GIVEN REQUEST - Omit all pictures, then retype the data exactly as given.

DATA SEGMENT -
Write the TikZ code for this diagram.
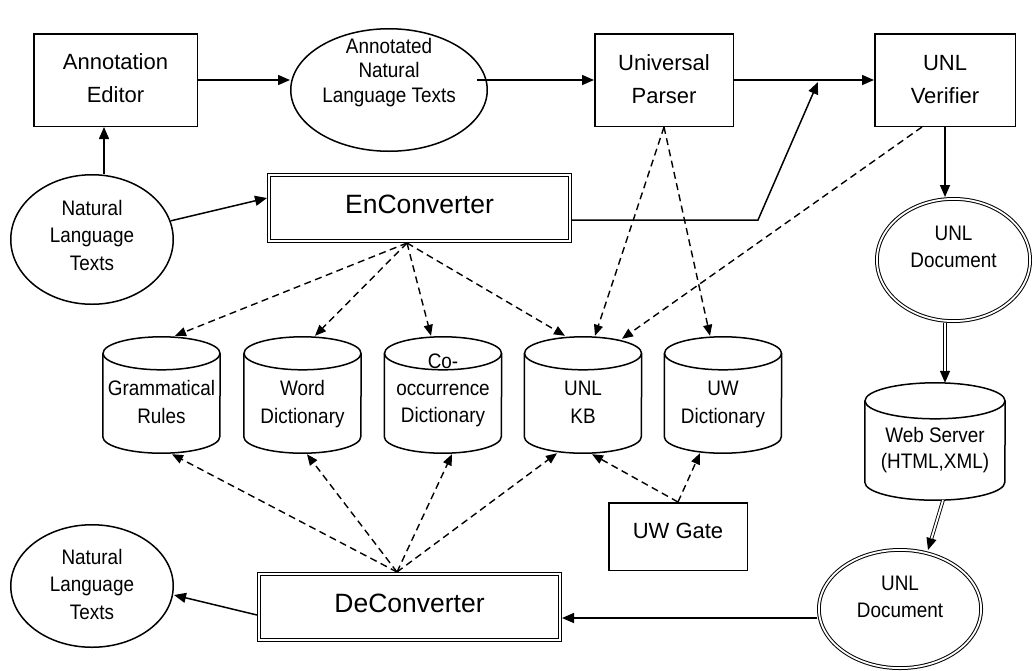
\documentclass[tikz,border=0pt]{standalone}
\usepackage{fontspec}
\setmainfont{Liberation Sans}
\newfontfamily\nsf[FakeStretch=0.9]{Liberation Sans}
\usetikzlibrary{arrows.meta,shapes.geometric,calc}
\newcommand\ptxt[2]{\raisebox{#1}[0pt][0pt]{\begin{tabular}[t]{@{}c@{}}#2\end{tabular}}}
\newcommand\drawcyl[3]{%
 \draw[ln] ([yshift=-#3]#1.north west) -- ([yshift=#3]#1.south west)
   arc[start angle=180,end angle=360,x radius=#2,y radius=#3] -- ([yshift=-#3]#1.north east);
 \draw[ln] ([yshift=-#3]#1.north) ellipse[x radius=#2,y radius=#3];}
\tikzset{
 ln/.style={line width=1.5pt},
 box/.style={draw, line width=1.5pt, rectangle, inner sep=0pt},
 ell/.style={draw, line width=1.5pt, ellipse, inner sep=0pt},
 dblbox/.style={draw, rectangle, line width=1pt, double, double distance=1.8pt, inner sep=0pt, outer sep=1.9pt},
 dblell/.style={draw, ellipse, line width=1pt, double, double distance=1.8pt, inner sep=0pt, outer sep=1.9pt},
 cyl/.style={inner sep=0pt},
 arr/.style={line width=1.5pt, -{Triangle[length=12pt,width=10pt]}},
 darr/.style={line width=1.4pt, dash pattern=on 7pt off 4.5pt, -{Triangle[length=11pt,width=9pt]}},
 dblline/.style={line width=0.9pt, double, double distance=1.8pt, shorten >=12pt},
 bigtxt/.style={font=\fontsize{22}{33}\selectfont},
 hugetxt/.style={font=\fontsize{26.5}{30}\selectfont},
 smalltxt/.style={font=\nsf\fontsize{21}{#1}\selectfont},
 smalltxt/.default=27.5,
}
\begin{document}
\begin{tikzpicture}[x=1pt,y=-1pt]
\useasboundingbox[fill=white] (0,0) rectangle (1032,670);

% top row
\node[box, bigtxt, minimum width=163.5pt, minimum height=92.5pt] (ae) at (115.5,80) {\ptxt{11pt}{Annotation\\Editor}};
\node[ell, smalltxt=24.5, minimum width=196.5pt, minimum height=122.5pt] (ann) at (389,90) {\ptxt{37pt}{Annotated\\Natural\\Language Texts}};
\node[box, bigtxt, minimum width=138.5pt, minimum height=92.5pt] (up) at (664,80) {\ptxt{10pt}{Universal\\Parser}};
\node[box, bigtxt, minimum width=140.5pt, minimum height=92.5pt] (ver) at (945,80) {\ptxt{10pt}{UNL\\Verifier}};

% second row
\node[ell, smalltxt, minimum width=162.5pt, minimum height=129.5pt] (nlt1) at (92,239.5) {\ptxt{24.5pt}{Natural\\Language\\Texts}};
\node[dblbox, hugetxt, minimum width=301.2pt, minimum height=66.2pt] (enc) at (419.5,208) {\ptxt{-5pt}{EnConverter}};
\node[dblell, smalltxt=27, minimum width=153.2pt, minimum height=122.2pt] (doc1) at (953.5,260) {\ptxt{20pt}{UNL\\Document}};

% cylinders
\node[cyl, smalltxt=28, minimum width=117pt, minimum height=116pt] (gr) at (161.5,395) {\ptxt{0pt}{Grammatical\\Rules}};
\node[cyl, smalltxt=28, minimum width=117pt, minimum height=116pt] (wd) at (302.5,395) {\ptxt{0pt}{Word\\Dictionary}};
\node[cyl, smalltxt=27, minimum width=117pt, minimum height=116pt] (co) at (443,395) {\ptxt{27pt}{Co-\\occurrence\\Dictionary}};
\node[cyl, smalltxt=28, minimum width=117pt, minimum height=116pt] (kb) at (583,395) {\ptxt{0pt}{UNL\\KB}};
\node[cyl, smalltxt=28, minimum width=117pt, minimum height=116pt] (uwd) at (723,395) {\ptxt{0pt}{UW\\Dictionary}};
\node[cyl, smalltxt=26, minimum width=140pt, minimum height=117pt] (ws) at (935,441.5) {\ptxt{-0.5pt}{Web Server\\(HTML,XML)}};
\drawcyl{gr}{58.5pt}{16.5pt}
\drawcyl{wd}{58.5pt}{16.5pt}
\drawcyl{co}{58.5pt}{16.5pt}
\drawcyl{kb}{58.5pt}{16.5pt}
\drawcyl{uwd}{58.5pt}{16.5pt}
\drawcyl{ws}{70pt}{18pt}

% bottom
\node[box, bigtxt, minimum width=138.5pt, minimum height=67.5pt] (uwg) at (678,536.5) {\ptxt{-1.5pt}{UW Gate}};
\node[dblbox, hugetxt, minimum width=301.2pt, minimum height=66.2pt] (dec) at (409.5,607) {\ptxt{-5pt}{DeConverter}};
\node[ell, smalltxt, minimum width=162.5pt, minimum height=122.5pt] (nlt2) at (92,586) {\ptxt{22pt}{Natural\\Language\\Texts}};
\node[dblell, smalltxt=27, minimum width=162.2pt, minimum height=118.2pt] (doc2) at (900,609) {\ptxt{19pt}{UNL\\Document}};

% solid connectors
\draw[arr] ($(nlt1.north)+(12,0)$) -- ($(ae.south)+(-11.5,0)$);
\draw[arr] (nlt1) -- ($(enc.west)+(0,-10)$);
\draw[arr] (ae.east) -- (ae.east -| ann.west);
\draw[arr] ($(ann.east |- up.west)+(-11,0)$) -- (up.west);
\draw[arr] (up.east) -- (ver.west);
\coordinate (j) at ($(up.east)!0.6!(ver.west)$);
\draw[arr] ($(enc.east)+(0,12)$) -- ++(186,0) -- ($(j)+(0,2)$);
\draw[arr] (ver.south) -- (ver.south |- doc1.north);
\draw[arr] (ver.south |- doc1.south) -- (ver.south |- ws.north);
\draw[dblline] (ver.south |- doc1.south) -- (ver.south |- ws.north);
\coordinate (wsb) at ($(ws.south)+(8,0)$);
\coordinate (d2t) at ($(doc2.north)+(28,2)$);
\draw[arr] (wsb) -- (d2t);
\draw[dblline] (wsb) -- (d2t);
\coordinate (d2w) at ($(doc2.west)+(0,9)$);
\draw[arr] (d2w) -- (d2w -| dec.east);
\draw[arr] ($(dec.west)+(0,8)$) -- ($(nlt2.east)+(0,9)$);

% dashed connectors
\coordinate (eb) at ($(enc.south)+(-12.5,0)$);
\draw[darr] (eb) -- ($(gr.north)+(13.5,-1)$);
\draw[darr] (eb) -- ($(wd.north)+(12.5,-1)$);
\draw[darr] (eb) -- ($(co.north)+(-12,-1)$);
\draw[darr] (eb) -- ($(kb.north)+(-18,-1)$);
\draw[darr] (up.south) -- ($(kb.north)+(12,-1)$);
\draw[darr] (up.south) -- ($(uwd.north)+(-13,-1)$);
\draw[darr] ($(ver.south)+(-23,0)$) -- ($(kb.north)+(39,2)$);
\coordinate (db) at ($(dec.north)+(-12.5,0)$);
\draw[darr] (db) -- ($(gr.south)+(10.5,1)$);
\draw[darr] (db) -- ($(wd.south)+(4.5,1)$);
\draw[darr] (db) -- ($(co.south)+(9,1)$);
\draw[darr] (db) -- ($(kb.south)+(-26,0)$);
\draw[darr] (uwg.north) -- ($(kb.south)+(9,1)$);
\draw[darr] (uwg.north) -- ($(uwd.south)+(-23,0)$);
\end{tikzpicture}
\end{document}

ANSWER BELOW -
Write the TikZ code for this diagram.
\documentclass[tikz,border=0pt]{standalone}
\usepackage{fontspec}
\setmainfont{Liberation Sans}
\newfontfamily\nsf[FakeStretch=0.9]{Liberation Sans}
\usetikzlibrary{arrows.meta,shapes.geometric,calc}
\newcommand\ptxt[2]{\raisebox{#1}[0pt][0pt]{\begin{tabular}[t]{@{}c@{}}#2\end{tabular}}}
\newcommand\drawcyl[3]{%
 \draw[ln] ([yshift=-#3]#1.north west) -- ([yshift=#3]#1.south west)
   arc[start angle=180,end angle=360,x radius=#2,y radius=#3] -- ([yshift=-#3]#1.north east);
 \draw[ln] ([yshift=-#3]#1.north) ellipse[x radius=#2,y radius=#3];}
\tikzset{
 ln/.style={line width=1.5pt},
 box/.style={draw, line width=1.5pt, rectangle, inner sep=0pt},
 ell/.style={draw, line width=1.5pt, ellipse, inner sep=0pt},
 dblbox/.style={draw, rectangle, line width=1pt, double, double distance=1.8pt, inner sep=0pt, outer sep=1.9pt},
 dblell/.style={draw, ellipse, line width=1pt, double, double distance=1.8pt, inner sep=0pt, outer sep=1.9pt},
 cyl/.style={inner sep=0pt},
 arr/.style={line width=1.5pt, -{Triangle[length=12pt,width=10pt]}},
 darr/.style={line width=1.4pt, dash pattern=on 7pt off 4.5pt, -{Triangle[length=11pt,width=9pt]}},
 dblline/.style={line width=0.9pt, double, double distance=1.8pt, shorten >=12pt},
 bigtxt/.style={font=\fontsize{22}{33}\selectfont},
 hugetxt/.style={font=\fontsize{26.5}{30}\selectfont},
 smalltxt/.style={font=\nsf\fontsize{21}{#1}\selectfont},
 smalltxt/.default=27.5,
}
\begin{document}
\begin{tikzpicture}[x=1pt,y=-1pt]
\useasboundingbox[fill=white] (0,0) rectangle (1032,670);

% top row
\node[box, bigtxt, minimum width=163.5pt, minimum height=92.5pt] (ae) at (115.5,80) {\ptxt{11pt}{Annotation\\Editor}};
\node[ell, smalltxt=24.5, minimum width=196.5pt, minimum height=122.5pt] (ann) at (389,90) {\ptxt{37pt}{Annotated\\Natural\\Language Texts}};
\node[box, bigtxt, minimum width=138.5pt, minimum height=92.5pt] (up) at (664,80) {\ptxt{10pt}{Universal\\Parser}};
\node[box, bigtxt, minimum width=140.5pt, minimum height=92.5pt] (ver) at (945,80) {\ptxt{10pt}{UNL\\Verifier}};

% second row
\node[ell, smalltxt, minimum width=162.5pt, minimum height=129.5pt] (nlt1) at (92,239.5) {\ptxt{24.5pt}{Natural\\Language\\Texts}};
\node[dblbox, hugetxt, minimum width=301.2pt, minimum height=66.2pt] (enc) at (419.5,208) {\ptxt{-5pt}{EnConverter}};
\node[dblell, smalltxt=27, minimum width=153.2pt, minimum height=122.2pt] (doc1) at (953.5,260) {\ptxt{20pt}{UNL\\Document}};

% cylinders
\node[cyl, smalltxt=28, minimum width=117pt, minimum height=116pt] (gr) at (161.5,395) {\ptxt{0pt}{Grammatical\\Rules}};
\node[cyl, smalltxt=28, minimum width=117pt, minimum height=116pt] (wd) at (302.5,395) {\ptxt{0pt}{Word\\Dictionary}};
\node[cyl, smalltxt=27, minimum width=117pt, minimum height=116pt] (co) at (443,395) {\ptxt{27pt}{Co-\\occurrence\\Dictionary}};
\node[cyl, smalltxt=28, minimum width=117pt, minimum height=116pt] (kb) at (583,395) {\ptxt{0pt}{UNL\\KB}};
\node[cyl, smalltxt=28, minimum width=117pt, minimum height=116pt] (uwd) at (723,395) {\ptxt{0pt}{UW\\Dictionary}};
\node[cyl, smalltxt=26, minimum width=140pt, minimum height=117pt] (ws) at (935,441.5) {\ptxt{-0.5pt}{Web Server\\(HTML,XML)}};
\drawcyl{gr}{58.5pt}{16.5pt}
\drawcyl{wd}{58.5pt}{16.5pt}
\drawcyl{co}{58.5pt}{16.5pt}
\drawcyl{kb}{58.5pt}{16.5pt}
\drawcyl{uwd}{58.5pt}{16.5pt}
\drawcyl{ws}{70pt}{18pt}

% bottom
\node[box, bigtxt, minimum width=138.5pt, minimum height=67.5pt] (uwg) at (678,536.5) {\ptxt{-1.5pt}{UW Gate}};
\node[dblbox, hugetxt, minimum width=301.2pt, minimum height=66.2pt] (dec) at (409.5,607) {\ptxt{-5pt}{DeConverter}};
\node[ell, smalltxt, minimum width=162.5pt, minimum height=122.5pt] (nlt2) at (92,586) {\ptxt{22pt}{Natural\\Language\\Texts}};
\node[dblell, smalltxt=27, minimum width=162.2pt, minimum height=118.2pt] (doc2) at (900,609) {\ptxt{19pt}{UNL\\Document}};

% solid connectors
\draw[arr] ($(nlt1.north)+(12,0)$) -- ($(ae.south)+(-11.5,0)$);
\draw[arr] (nlt1) -- ($(enc.west)+(0,-10)$);
\draw[arr] (ae.east) -- (ae.east -| ann.west);
\draw[arr] ($(ann.east |- up.west)+(-11,0)$) -- (up.west);
\draw[arr] (up.east) -- (ver.west);
\coordinate (j) at ($(up.east)!0.6!(ver.west)$);
\draw[arr] ($(enc.east)+(0,12)$) -- ++(186,0) -- ($(j)+(0,2)$);
\draw[arr] (ver.south) -- (ver.south |- doc1.north);
\draw[arr] (ver.south |- doc1.south) -- (ver.south |- ws.north);
\draw[dblline] (ver.south |- doc1.south) -- (ver.south |- ws.north);
\coordinate (wsb) at ($(ws.south)+(8,0)$);
\coordinate (d2t) at ($(doc2.north)+(28,2)$);
\draw[arr] (wsb) -- (d2t);
\draw[dblline] (wsb) -- (d2t);
\coordinate (d2w) at ($(doc2.west)+(0,9)$);
\draw[arr] (d2w) -- (d2w -| dec.east);
\draw[arr] ($(dec.west)+(0,8)$) -- ($(nlt2.east)+(0,9)$);

% dashed connectors
\coordinate (eb) at ($(enc.south)+(-12.5,0)$);
\draw[darr] (eb) -- ($(gr.north)+(13.5,-1)$);
\draw[darr] (eb) -- ($(wd.north)+(12.5,-1)$);
\draw[darr] (eb) -- ($(co.north)+(-12,-1)$);
\draw[darr] (eb) -- ($(kb.north)+(-18,-1)$);
\draw[darr] (up.south) -- ($(kb.north)+(12,-1)$);
\draw[darr] (up.south) -- ($(uwd.north)+(-13,-1)$);
\draw[darr] ($(ver.south)+(-23,0)$) -- ($(kb.north)+(39,2)$);
\coordinate (db) at ($(dec.north)+(-12.5,0)$);
\draw[darr] (db) -- ($(gr.south)+(10.5,1)$);
\draw[darr] (db) -- ($(wd.south)+(4.5,1)$);
\draw[darr] (db) -- ($(co.south)+(9,1)$);
\draw[darr] (db) -- ($(kb.south)+(-26,0)$);
\draw[darr] (uwg.north) -- ($(kb.south)+(9,1)$);
\draw[darr] (uwg.north) -- ($(uwd.south)+(-23,0)$);
\end{tikzpicture}
\end{document}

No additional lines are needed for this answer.